まず走り出すことの大切さ――知性と感性の蓄積づくり
篠田 まだまだお聞きしたいことだらけなのですが、お時間もありますので最後に1つだけ。資生堂の会長をなさっていた福原義春さんの『文化資本の経営』(NewsPicksパブリッシング)という本が少し前に復刊され、私も推薦のコメントを寄せさせていただきました。
その本の中に今日のお話に通ずる印象的な一節があるんです。それが「文化とは、知性と感性の蓄積である」という福原さんの言葉です。
今日のお話を伺っていて、「知性」とはまさにチーム内の知を共有し、組織が学びを深めていくこと、「感性」というのは目の前の相手にちゃんと意識を向けて、その人の価値観にまで関心を持つことなんだなと私なりに解釈しました。
そして、それを「蓄積」するために必要なのが「場づくり」です。場をつくったら、あとは繰り返し繰り返し、そこで対話や行動を重ねて蓄積していく。そうやってつくられていくのが組織の文化なんだなと。すべてが自分の中でつながった感覚があります。

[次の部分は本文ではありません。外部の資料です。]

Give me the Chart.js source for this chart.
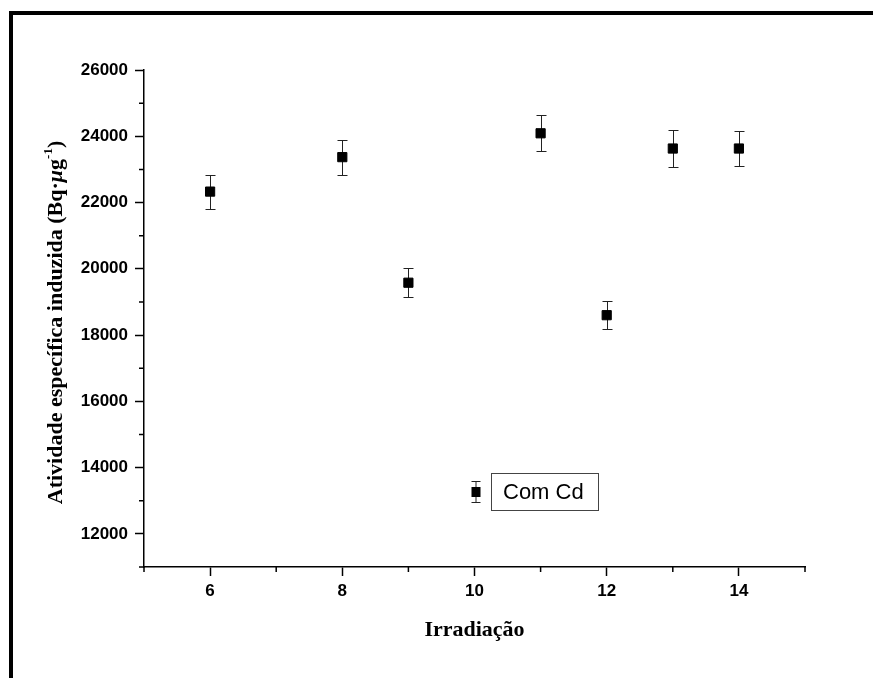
<!DOCTYPE html>
<html>
<head>
<meta charset="utf-8">
<script src="https://cdn.jsdelivr.net/npm/chart.js@4.4.1/dist/chart.umd.min.js"></script>
<style>
  html, body { margin: 0; padding: 0; background: #fff; }
  #wrap { width: 873px; height: 678px; position: relative; }
</style>
</head>
<body>
<div id="wrap"><canvas id="c" width="873" height="678"></canvas></div>
<script>
// Irradiation number and induced specific activity (Bq/µg) with its uncertainty
const irradiations = [6, 8, 9, 11, 12, 13, 14];
const activity = [22330, 23370, 19580, 24090, 18600, 23630, 23630];
const activityErr = [513, 532, 443, 549, 423, 548, 537];
const seriesLabel = 'Com Cd';
const xTitle = 'Irradiação';
const yTitleParts = ['Atividade específica induzida (Bq·', 'μ', 'g', '-1', ')'];

const tickFont = { family: "'Liberation Sans', Arial, sans-serif", size: 17, weight: 'bold' };
const serifBold = "bold 22px 'Liberation Serif', 'Times New Roman', serif";

const points = irradiations.map((x, i) => ({ x: x, y: activity[i], e: activityErr[i] }));

// frame, error bars, minor ticks, axis titles and the legend box
const decorations = {
  id: 'decorations',
  beforeDraw(chart) {
    const ctx = chart.ctx;
    ctx.save();
    ctx.fillStyle = '#fff';
    ctx.fillRect(0, 0, chart.width, chart.height);
    ctx.fillStyle = '#000';
    ctx.fillRect(9, 11, chart.width - 9, 4);
    ctx.fillRect(9, 11, 4, chart.height - 11);
    ctx.restore();
  },
  beforeDatasetsDraw(chart) {
    const ctx = chart.ctx;
    const xs = chart.scales.x, ys = chart.scales.y;
    ctx.save();
    ctx.strokeStyle = '#222';
    ctx.lineWidth = 1;
    chart.data.datasets[0].data.forEach(p => {
      const px = Math.round(xs.getPixelForValue(p.x)) + 0.5;
      const top = Math.round(ys.getPixelForValue(p.y + p.e)) + 0.5;
      const bot = Math.round(ys.getPixelForValue(p.y - p.e)) + 0.5;
      ctx.beginPath();
      ctx.moveTo(px, top); ctx.lineTo(px, bot);
      ctx.moveTo(px - 5, top); ctx.lineTo(px + 5, top);
      ctx.moveTo(px - 5, bot); ctx.lineTo(px + 5, bot);
      ctx.stroke();
    });
    ctx.restore();
  },
  afterDraw(chart) {
    const ctx = chart.ctx;
    const xs = chart.scales.x, ys = chart.scales.y;
    const area = chart.chartArea;
    ctx.save();
    ctx.strokeStyle = '#000';
    ctx.lineWidth = 1.5;
    // minor ticks
    ctx.beginPath();
    for (let v = xs.min; v <= xs.max; v += 1) {
      if (v % 2 !== 0) {
        const px = xs.getPixelForValue(v);
        ctx.moveTo(px, area.bottom); ctx.lineTo(px, area.bottom + 5);
      }
    }
    for (let v = ys.min; v <= ys.max; v += 1000) {
      if (v % 2000 !== 0) {
        const py = ys.getPixelForValue(v);
        ctx.moveTo(area.left, py); ctx.lineTo(area.left - 5, py);
      }
    }
    ctx.stroke();

    // axis titles
    ctx.fillStyle = '#000';
    ctx.font = serifBold;
    ctx.textAlign = 'center';
    ctx.textBaseline = 'alphabetic';
    ctx.fillText(xTitle, (area.left + area.right) / 2, 636);

    const fonts = [serifBold,
      "italic bold 22px 'Liberation Serif', 'Times New Roman', serif",
      serifBold,
      "bold 13px 'Liberation Serif', 'Times New Roman', serif",
      serifBold];
    const rises = [0, 0, 0, 10, 0];
    let total = 0;
    const widths = yTitleParts.map((t, i) => { ctx.font = fonts[i]; const w = ctx.measureText(t).width; total += w; return w; });
    ctx.translate(62, (area.top + area.bottom) / 2 + 4);
    ctx.rotate(-Math.PI / 2);
    ctx.textAlign = 'left';
    let cx = -total / 2;
    yTitleParts.forEach((t, i) => {
      ctx.font = fonts[i];
      ctx.fillText(t, cx, -rises[i]);
      cx += widths[i];
    });
    ctx.restore();

    // legend
    ctx.save();
    const lx = xs.getPixelForValue(10) + 1, ly = 492;
    ctx.strokeStyle = '#222';
    ctx.lineWidth = 1;
    ctx.beginPath();
    ctx.moveTo(lx + 0.5, ly - 11); ctx.lineTo(lx + 0.5, ly + 10);
    ctx.moveTo(lx - 4, ly - 10.5); ctx.lineTo(lx + 5, ly - 10.5);
    ctx.moveTo(lx - 4, ly + 10.5); ctx.lineTo(lx + 5, ly + 10.5);
    ctx.stroke();
    ctx.fillStyle = '#000';
    ctx.fillRect(lx - 4, ly - 5, 9, 10);
    ctx.strokeStyle = '#444';
    ctx.strokeRect(491.5, 473.5, 107, 37);
    ctx.font = "22px 'Liberation Sans', Arial, sans-serif";
    ctx.textAlign = 'left';
    ctx.textBaseline = 'middle';
    ctx.fillStyle = '#000';
    ctx.fillText(chart.data.datasets[0].label, 503, ly + 1);
    ctx.restore();
  }
};

new Chart(document.getElementById('c'), {
  type: 'scatter',
  data: {
    datasets: [{
      label: seriesLabel,
      data: points,
      pointStyle: 'rect',
      pointRadius: 6.5,
      pointHoverRadius: 6.5,
      backgroundColor: '#000',
      borderColor: '#000',
      borderWidth: 1,
      showLine: false
    }]
  },
  options: {
    responsive: false,
    animation: false,
    events: [],
    layout: { padding: { top: 70, right: 68, left: 0, bottom: 0 } },
    plugins: { legend: { display: false }, tooltip: { enabled: false } },
    scales: {
      x: {
        type: 'linear',
        min: 5, max: 15,
        afterFit(s) { s.height = 111; },
        border: { display: true, color: '#000', width: 1.5 },
        grid: {
          drawOnChartArea: false, drawTicks: true, tickLength: 9, tickWidth: 1.5,
          tickColor: c => (c.tick && c.tick.value % 2 === 0) ? '#000' : 'rgba(0,0,0,0)'
        },
        ticks: {
          stepSize: 1, autoSkip: false, maxRotation: 0, padding: 5,
          color: '#000', font: tickFont,
          callback: v => (v % 2 === 0 ? String(v) : '')
        }
      },
      y: {
        type: 'linear',
        min: 11000, max: 26000,
        afterFit(s) { s.width = 144; },
        border: { display: true, color: '#000', width: 1.5 },
        grid: {
          drawOnChartArea: false, drawTicks: true, tickLength: 9, tickWidth: 1.5,
          tickColor: c => (c.tick && c.tick.value % 2000 === 0) ? '#000' : 'rgba(0,0,0,0)'
        },
        ticks: {
          stepSize: 1000, autoSkip: false, padding: 7,
          color: '#000', font: tickFont,
          callback: v => (v % 2000 === 0 ? String(v) : '')
        }
      }
    }
  },
  plugins: [decorations]
});
</script>
</body>
</html>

村瀬 すばらしいですね。ぼくも最後に1つだけお伝えしておくとするなら、「どんなことに価値があるのか」「なにを目指すべきか」があらかじめわかっているケースなんて、ほとんどないということです。むしろ、ひとまず走り出してみて、それこそ「蓄積」を重ねていったあと、ある時点でそれを振り返ってみて初めて、「ああ、これが大事だったんだな」「ここを目指していたんだな」という解釈が生まれるにすぎない。
ですから、とくにリーダーのみなさんは、あまり慎重になりすぎないほうがいいと思います。まず走り出してみる。「これが自分たちの価値観だ」と見渡せるところまでは、ひたすらやりきってみようとする姿勢も必要だと思いますね。
篠田 いやー、めちゃくちゃ解像度が上がりました。贅沢すぎる時間…。本当にありがとうございます。最高でした!
村瀬 ぼくもお話ししていてとても心地よかったです。こちらこそありがとうございました!